I have seen escape rooms used in high school classrooms and it really made the students more excited to learn and they were much more engaged than they ever were during regular classroom lectures. There are limitations in using escape rooms in classrooms, because of all the time needed to plan and perfect it, along with the classroom time that it would take up. However, I believe that it is extremely important to keep students interested in classes such as math and science that are usually considered hard and uninteresting. Using activities like escape rooms in classrooms is a good way to introduce or review topics. In the specific escape room talked about in the article, people were given a sheet with scientific information on it. In a classroom, teachers could give students formulas or key points from a lesson before it is taught so the students can have a hands-on learning experience and become more interested before the teacher’s lecture. It could also be used as a review for tests to keep students excited about learning when they are drained from all of the testing that they have to do.  Overall, I believe escape rooms are a great educational tool and teachers should be using these and more hands on and engaging activities in their STEM classrooms to keep students excited about learning.

https://www.nytimes.com/2019/05/17/learning/learning-with-youve-conquered-the-escape-room-but-can-you-escape-the-lab.html

Year in Review

I came into college excited for my future and not knowing exactly where I would end up. I did not realize how many opportunities I would have at Ohio State, especially as a freshman. I was and still am a STEM Education major with a focus in Mathematics and thought that I would want to work in a rural school district for sure.
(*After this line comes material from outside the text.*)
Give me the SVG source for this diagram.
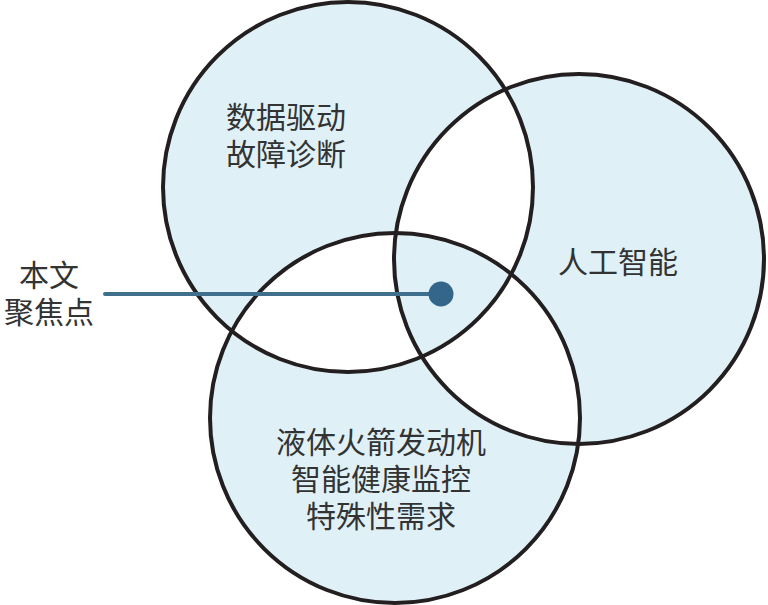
<svg xmlns="http://www.w3.org/2000/svg" width="768" height="605" viewBox="0 0 768 605">
<style>
.ring{fill:none;stroke:#231f20;stroke-width:4}
.lbl{font-family:"Noto Sans CJK SC","Noto Sans CJK TC",sans-serif;font-size:30px;fill:#333333;text-anchor:middle}
</style>
<rect width="768" height="605" fill="#ffffff"/>
<path id="venn-fill" fill="#dff1f7" fill-rule="evenodd" d="M163,187a185,185 0 1,0 370,0a185,185 0 1,0 -370,0Z M394,259a185,185 0 1,0 370,0a185,185 0 1,0 -370,0Z M210,418a185,185 0 1,0 370,0a185,185 0 1,0 -370,0Z"/>
<g id="node-data">
<circle class="ring" cx="348" cy="187" r="185"/>
<text class="lbl" x="286" y="128">数据驱动<tspan x="286" dy="37">故障诊断</tspan></text>
</g>
<g id="node-ai">
<circle class="ring" cx="579" cy="259" r="185"/>
<text class="lbl" x="618" y="273">人工智能</text>
</g>
<g id="node-engine">
<circle class="ring" cx="395" cy="418" r="185"/>
<text class="lbl" x="381" y="453">液体火箭发动机<tspan x="381" dy="37">智能健康监控</tspan><tspan x="381" dy="37">特殊性需求</tspan></text>
</g>
<g id="connectors">
<line x1="105" y1="294" x2="441" y2="294" stroke="#3f6f8d" stroke-width="4" stroke-linecap="round"/>
<circle cx="441" cy="294" r="12.5" fill="#33668a"/>
</g>
<g id="node-focus">
<text class="lbl" x="49" y="286">本文<tspan x="49" dy="37">聚焦点</tspan></text>
</g>
</svg>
However, after being here for a couple months I realized that I had so many opportunities to get involved and personally better myself. I got to spend 75 hours in Columbus City Schools this Spring and struggled with it at first because it was nothing like what I had ever experienced. I thought that maybe teaching was not for me because there were situations that I did not know how to handle. However, after being there for a few weeks I started to build relationships with my students and learned about their home lives. Now I get excited to wake up and go see my students in the mornings. I know that I can make a difference in their lives and it truly is one of the best feelings. I am now open to teaching in any type of school district and cannot wait for my future as a teacher.

Overall, I have learned to take advantage of the opportunities I have here. I joined a professional education fraternity, Kappa Phi Kappa. This has helped me meet administrators from many school districts and I get to participate in different training sessions. I also am part of STEM EE Scholars Leadership Council which has help me gain leadership and communication skills. If an opportunity is given to me I know that I should take it. Getting involved on campus has helped me make great friends and have valuable experiences. I have learned a lot and had a really good first year at The Ohio State University.

First Education Experience Program

During my second semester at The Ohio State University, I was had the opportunity to observe a classroom at Columbus North International High School in Columbus City School District. I have been observing a 9th grade Math 1 class and a 10th grade Math 2 class. Before I started observing here, I did not even know that Math 1 and 2 were classes; I had only heard of Algebra 1 and Geometry. Along with learning about the curriculum, I also learned about working in Columbus City Schools which has been a very different experience than mine was in high school. This experience overall has been very eye opening. I have been able to work with students who come from many different backgrounds and are going through a variety of different difficult situations at home. I am thankful for the opportunity to learn about education from being in the classroom.